Son statut aujourd’hui :
En effet, si Vincent Lavenu a bien connu les années dorées sous les couleurs de Casino, il a longtemps dû se satisfaire d’accessits avant d’assister au retour de son équipe au premier plan, autant sur les feuilles de résultats que sur les pancartes du public français. Il faut dire que les dernières années ont été particulièrement riches en émotions pour le briançonnais. Il y a d’abord eu le podium de Jean-Christophe Péraud sur le Tour de France 2014, accompagné d’une formidable victoire au classement par équipes, symbolisant la force de l’effectif terre-et-ciel. Puis il y eut l’exceptionnelle éclosion de Romain Bardet, ce pédaleur tumultueux aux exploits retentissants et héros des foules. 3 bouquets d’étapes et 2 podiums sur les Champs-Elysées en l’espace de 3 ans, un bilan digne d’un champion. Surtout, le panache de l’auvergnat a été porté par une bande de valeureux guérilleros, pleinement dévoués à leur humble leader, offrant au public une splendide image de l’équipe.

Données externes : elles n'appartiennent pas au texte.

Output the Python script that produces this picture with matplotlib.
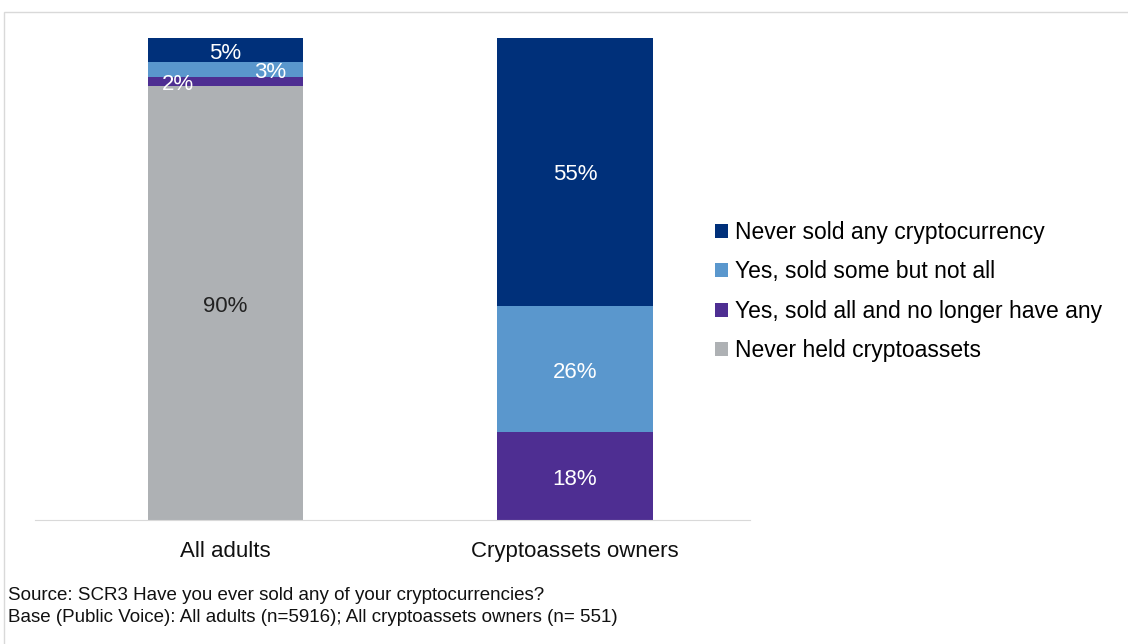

Enfin, si le Brivadois a légèrement baissé de régime depuis deux ans, et que Pierre Latour, son successeur annoncé, peine à confirmer les espoirs placés en lui, Vincent Lavenu et sa formation ne sont pas pour autant privés de toute satisfaction. Rien que sur la Grande Boucle, on pourrait citer le maillot blanc de Pierre Latour en 2018 ou encore la tunique à pois rouges pour Romain Bardet en 2019. Mais sur les épreuves voisines, espagnole et italienne, les terre-et-ciel sont parvenu à conquérir pas moins de trois bouquets et une victoire au classement de la montagne en deux ans, en dépit de la priorité logiquement donnée au Tour. Quant aux grandes classiques, Oliver Naesen s’est chargé de mettre fin à 20 ans de disette sur la Bretagne Classic en 2018, avant de frôler le premier monument de l’histoire de l’équipe sur Milan-San-Remo 2019, battu de justesse au sprint par le terrible Julian Alaphilippe. Ce bilan pourrait encore s’étendre sur de longues lignes pour établir une exhaustivité, mais l’immense valeur de ces quelque résultats suffisent à illustrer le succès ininterrompu d’AG2R et d’un patron plus que jamais heureux, et enfin serein.